Interdisciplinary Research Achievement
This work brings transformer-based NLP to multi-messenger astrophysics, applying modern language models to one of astronomy's most persistent data management problems: parsing three decades of unstructured observational reports from NASA's GCN alert network.
Impact on Artificial Intelligence
Retrieval-augmented generation with prompt engineering achieves near-human accuracy (97.2%) on scientific information extraction without any task-specific fine-tuning, a strong signal for what's practical when deploying AI against real scientific corpora.

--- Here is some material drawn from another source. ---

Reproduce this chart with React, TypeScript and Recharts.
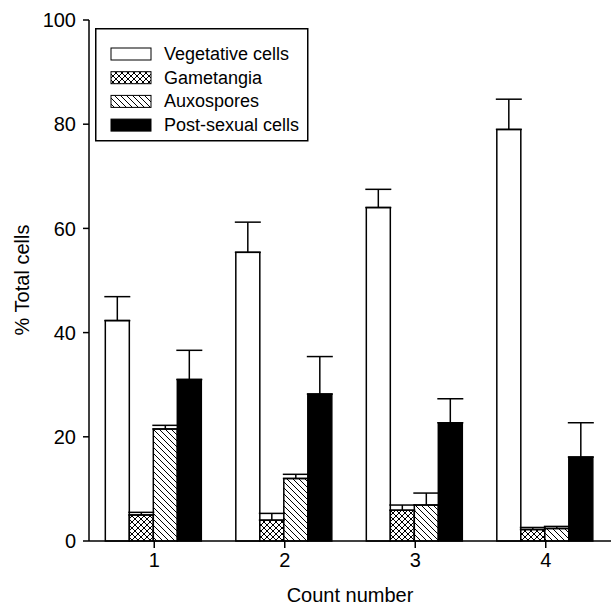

Impact on Fundamental Interactions
By automating gamma-ray burst redshift extraction and separating gravitational wave event clusters from electromagnetic counterpart reports, this pipeline accelerates multi-messenger astronomy, where gravitational waves and light are observed together from the same cosmic events.
Outlook and References
Future work will extend the pipeline to other transient types and integrate it into live GCN alert streams; the paper is available at [arXiv:2511.14858](https://arxiv.org/abs/2511.14858).

Original Paper Details

Title
Large Language Model Driven Analysis of General Coordinates Network (GCN) Circulars
arXiv ID
2511.14858
Authors
["Vidushi Sharma", "Ronit Agarwala", "Judith L. Racusin", "Leo P. Singer", "Tyler Barna", "Eric Burns", "Michael W. Coughlin", "Dakota Dutko", "Courey Elliott", "Rahul Gupta", "Ashish Mahabal", "Nikhil Mukund"]
Abstract
The General Coordinates Network (GCN) is NASA's time-domain and multi-messenger alert system. GCN distributes two data products - automated ``Notices,'' and human-generated ``Circulars,'' that report the observations of high-energy and multi-messenger astronomical transients. The flexible and non-structured format of GCN Circulars, comprising of more than 40500 Circulars accumulated over three decades, makes it challenging to manually extract observational information, such as redshift or observed wavebands. In this work, we employ large language models (LLMs) to facilitate the automated parsing of transient reports. We develop a neural topic modeling pipeline with open-source tools for the automatic clustering and summarization of astrophysical topics in the Circulars database. Using neural topic modeling and contrastive fine-tuning, we classify Circulars based on their observation wavebands and messengers. Additionally, we separate gravitational wave (GW) event clusters and their electromagnetic (EM) counterparts from the Circulars database. Finally, using the open-source Mistral model, we implement a system to automatically extract gamma-ray burst (GRB) redshift information from the Circulars archive, without the need for any training. Evaluation against the manually curated Neil Gehrels Swift Observatory GRB table shows that our simple system, with the help of prompt-tuning, output parsing, and retrieval augmented generation (RAG), can achieve an accuracy of 97.2 % for redshift-containing Circulars. Our neural search enhanced RAG pipeline accurately retrieved 96.8 % of redshift circulars from the manually curated database. Our study demonstrates the potential of LLMs, to automate and enhance astronomical text mining, and provides a foundation work for future advances in transient alert analysis.